What the task requires
Retype exactly what runs from the first line of the data to the line with "0.55, 0.6, 0.65, 0.7, 0.75, 0.8, 0.85, 0.9, 0.95, 1];", keeping both of those lines and skipping pictures.

Source data
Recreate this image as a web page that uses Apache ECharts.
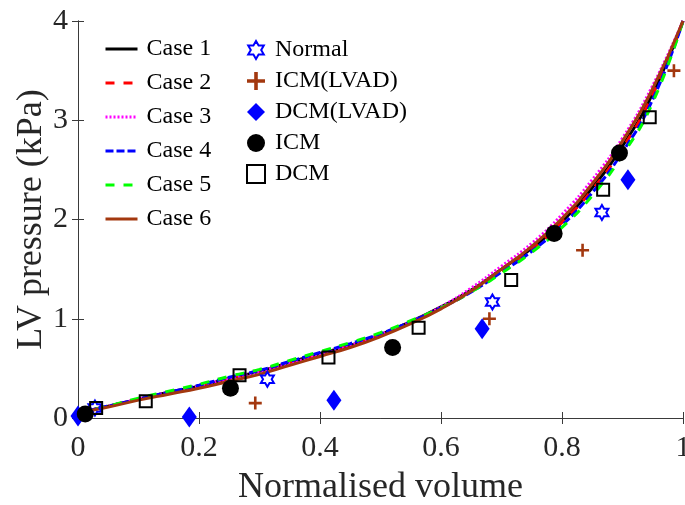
<!DOCTYPE html>
<html>
<head>
<meta charset="utf-8">
<script src="https://cdn.jsdelivr.net/npm/echarts@6/dist/echarts.min.js"></script>
<style>
  html, body { margin: 0; padding: 0; background: #fff; }
  #ec { width: 685px; height: 505px; }
</style>
</head>
<body>
<div id="ec"></div>
<script>
// normalised volume sample points for the model curves
var volume = [0, 0.05, 0.1, 0.15, 0.2, 0.25, 0.3, 0.35, 0.4, 0.45, 0.5,
  0.55, 0.6, 0.65, 0.7, 0.75, 0.8, 0.85, 0.9, 0.95, 1];

var case1 = [0.05, 0.12, 0.19, 0.26, 0.32, 0.40, 0.47, 0.56, 0.65, 0.73, 0.84, 0.97, 1.12, 1.29, 1.50, 1.71, 1.98, 2.32, 2.74, 3.27, 4.00];
var case2 = [0.05, 0.12, 0.19, 0.26, 0.33, 0.40, 0.48, 0.56, 0.65, 0.74, 0.84, 0.97, 1.11, 1.28, 1.48, 1.70, 1.97, 2.30, 2.72, 3.26, 4.00];
var case3 = [0.05, 0.12, 0.19, 0.26, 0.32, 0.40, 0.47, 0.55, 0.64, 0.73, 0.84, 0.97, 1.12, 1.31, 1.53, 1.76, 2.05, 2.40, 2.82, 3.35, 4.00];
var case4 = [0.05, 0.12, 0.19, 0.26, 0.33, 0.41, 0.48, 0.57, 0.66, 0.75, 0.85, 0.97, 1.11, 1.27, 1.47, 1.68, 1.94, 2.27, 2.68, 3.21, 4.00];
var case5 = [0.05, 0.12, 0.20, 0.27, 0.34, 0.42, 0.49, 0.58, 0.67, 0.76, 0.86, 0.98, 1.11, 1.27, 1.46, 1.67, 1.92, 2.24, 2.65, 3.18, 4.00];
var case6 = [0.05, 0.11, 0.18, 0.24, 0.30, 0.37, 0.44, 0.53, 0.62, 0.71, 0.82, 0.95, 1.10, 1.28, 1.50, 1.73, 2.01, 2.36, 2.79, 3.32, 4.00];

// measured data
var normalVol = [0.028, 0.313, 0.685, 0.866];
var normalP = [0.10, 0.39, 1.17, 2.07];
var icmLvadVol = [0.293, 0.680, 0.834, 0.985];
var icmLvadP = [0.15, 1.00, 1.69, 3.50];
var dcmLvadVol = [0.0, 0.184, 0.423, 0.668, 0.909];
var dcmLvadP = [0.02, 0.01, 0.18, 0.90, 2.40];
var icmVol = [0.012, 0.252, 0.520, 0.787, 0.895];
var icmP = [0.04, 0.30, 0.71, 1.86, 2.67];
var dcmVol = [0.030, 0.112, 0.267, 0.414, 0.563, 0.716, 0.868, 0.945];
var dcmP = [0.10, 0.17, 0.43, 0.61, 0.91, 1.39, 2.30, 3.03];

var xTicks = [0, 0.2, 0.4, 0.6, 0.8, 1];
var yTicks = [0, 1, 2, 3, 4];

function pairs(xs, ys) {
  return xs.map(function (x, i) { return [x, ys[i]]; });
}

// six-point star outline (MATLAB hexagram marker)
function hexagram() {
  var d = '';
  for (var k = 0; k < 12; k++) {
    var a = k * Math.PI / 6;
    var r = k % 2 === 0 ? 1 : 0.577;
    d += (k === 0 ? 'M' : 'L') + (r * Math.sin(a)).toFixed(3) + ',' + (-r * Math.cos(a)).toFixed(3);
  }
  return 'path://' + d + 'Z';
}
var plusPath = 'path://M4,0H6V4H10V6H6V10H4V6H0V4H4Z';

var font = "'Liberation Serif', 'Times New Roman', serif";
var axisColor = '#3a3a3a';
var textColor = '#262626';

var caseNames = ['Case 1', 'Case 2', 'Case 3', 'Case 4', 'Case 5', 'Case 6'];
var caseData = [case1, case2, case3, case4, case5, case6];
var caseColors = ['#000000', '#ff0000', '#ff00ff', '#0000ff', '#00ff00', '#a3380f'];
var caseDash = ['solid', [9, 9], [2, 2], [8, 3], [9, 9], 'solid'];

var series = caseNames.map(function (name, i) {
  return {
    name: name,
    type: 'line',
    smooth: true,
    symbol: 'none',
    data: pairs(volume, caseData[i]),
    lineStyle: { color: caseColors[i], width: 3, type: caseDash[i] },
    itemStyle: { color: caseColors[i] },
    z: 2
  };
});

series.push(
  {
    name: 'Normal', type: 'scatter', symbol: hexagram(), symbolKeepAspect: true, symbolSize: 15,
    data: pairs(normalVol, normalP),
    itemStyle: { color: 'rgba(0,0,0,0)', borderColor: '#0000ff', borderWidth: 2, opacity: 1 }, z: 3
  },
  {
    name: 'ICM(LVAD)', type: 'scatter', symbol: plusPath, symbolSize: 13,
    data: pairs(icmLvadVol, icmLvadP),
    itemStyle: { color: '#a3380f', opacity: 1 }, z: 3
  },
  {
    name: 'DCM(LVAD)', type: 'scatter', symbol: 'diamond', symbolSize: [15, 21],
    data: pairs(dcmLvadVol, dcmLvadP),
    itemStyle: { color: '#0000ff', opacity: 1 }, z: 3
  },
  {
    name: 'ICM', type: 'scatter', symbol: 'circle', symbolSize: 17,
    data: pairs(icmVol, icmP),
    itemStyle: { color: '#000000', opacity: 1 }, z: 3
  },
  {
    name: 'DCM', type: 'scatter', symbol: 'rect', symbolSize: 12,
    data: pairs(dcmVol, dcmP),
    itemStyle: { color: 'rgba(0,0,0,0)', borderColor: '#000000', borderWidth: 2, opacity: 1 }, z: 3
  }
);

var myChart = echarts.init(document.getElementById('ec'), null, { renderer: 'canvas' });

myChart.setOption({
  animation: false,
  backgroundColor: '#ffffff',
  grid: { left: 78, right: 2, top: 21, bottom: 87, outerBoundsMode: 'none', containLabel: false },
  legend: [
    {
      data: caseNames,
      orient: 'vertical',
      left: 104,
      top: 37,
      padding: 0,
      itemWidth: 32,
      itemHeight: 14,
      itemGap: 10,
      itemStyle: { opacity: 0 },
      lineStyle: { width: 3 },
      textStyle: { fontFamily: font, fontSize: 24, lineHeight: 24, color: '#000', padding: [0, 0, 0, 4] }
    },
    {
      data: ['Normal', 'ICM(LVAD)', 'DCM(LVAD)', 'ICM', 'DCM'],
      orient: 'vertical',
      left: 246,
      top: 38,
      padding: 0,
      itemWidth: 18,
      itemHeight: 18,
      itemGap: 7,
      textStyle: { fontFamily: font, fontSize: 24, lineHeight: 24, color: '#000', padding: [0, 0, 0, 5] }
    }
  ],
  xAxis: [
    {
      type: 'value',
      min: xTicks[0],
      max: xTicks[xTicks.length - 1],
      interval: 0.2,
      name: 'Normalised volume',
      nameLocation: 'middle',
      nameGap: 52,
      nameTextStyle: { fontFamily: font, fontSize: 36, color: textColor },
      axisLine: { show: true, lineStyle: { color: axisColor, width: 1 } },
      axisTick: { show: true, inside: true, length: 6, lineStyle: { color: axisColor } },
      axisLabel: { fontFamily: font, fontSize: 30, color: textColor, margin: 15 },
      splitLine: { show: false }
    },
    {
      type: 'value',
      position: 'top',
      min: xTicks[0],
      max: xTicks[xTicks.length - 1],
      interval: 0.2,
      axisLine: { show: true, lineStyle: { color: axisColor, width: 1 } },
      axisTick: { show: true, inside: true, length: 6, lineStyle: { color: axisColor } },
      axisLabel: { show: false },
      splitLine: { show: false }
    }
  ],
  yAxis: [
    {
      type: 'value',
      min: yTicks[0],
      max: yTicks[yTicks.length - 1],
      interval: 1,
      name: 'LV pressure (kPa)',
      nameLocation: 'middle',
      nameGap: 28,
      nameMoveOverlap: false,
      nameTextStyle: { fontFamily: font, fontSize: 36, color: textColor },
      axisLine: { show: true, lineStyle: { color: axisColor, width: 1 } },
      axisTick: { show: true, inside: true, length: 6, lineStyle: { color: axisColor } },
      axisLabel: { fontFamily: font, fontSize: 30, color: textColor, margin: 10 },
      splitLine: { show: false }
    },
    {
      type: 'value',
      position: 'right',
      min: yTicks[0],
      max: yTicks[yTicks.length - 1],
      interval: 1,
      axisLine: { show: true, lineStyle: { color: axisColor, width: 1 } },
      axisTick: { show: true, inside: true, length: 6, lineStyle: { color: axisColor } },
      axisLabel: { show: false },
      splitLine: { show: false }
    }
  ],
  series: series
});
</script>
</body>
</html>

Answer to this exercise
Recreate this image as a web page that uses Apache ECharts.
<!DOCTYPE html>
<html>
<head>
<meta charset="utf-8">
<script src="https://cdn.jsdelivr.net/npm/echarts@6/dist/echarts.min.js"></script>
<style>
  html, body { margin: 0; padding: 0; background: #fff; }
  #ec { width: 685px; height: 505px; }
</style>
</head>
<body>
<div id="ec"></div>
<script>
// normalised volume sample points for the model curves
var volume = [0, 0.05, 0.1, 0.15, 0.2, 0.25, 0.3, 0.35, 0.4, 0.45, 0.5,
  0.55, 0.6, 0.65, 0.7, 0.75, 0.8, 0.85, 0.9, 0.95, 1];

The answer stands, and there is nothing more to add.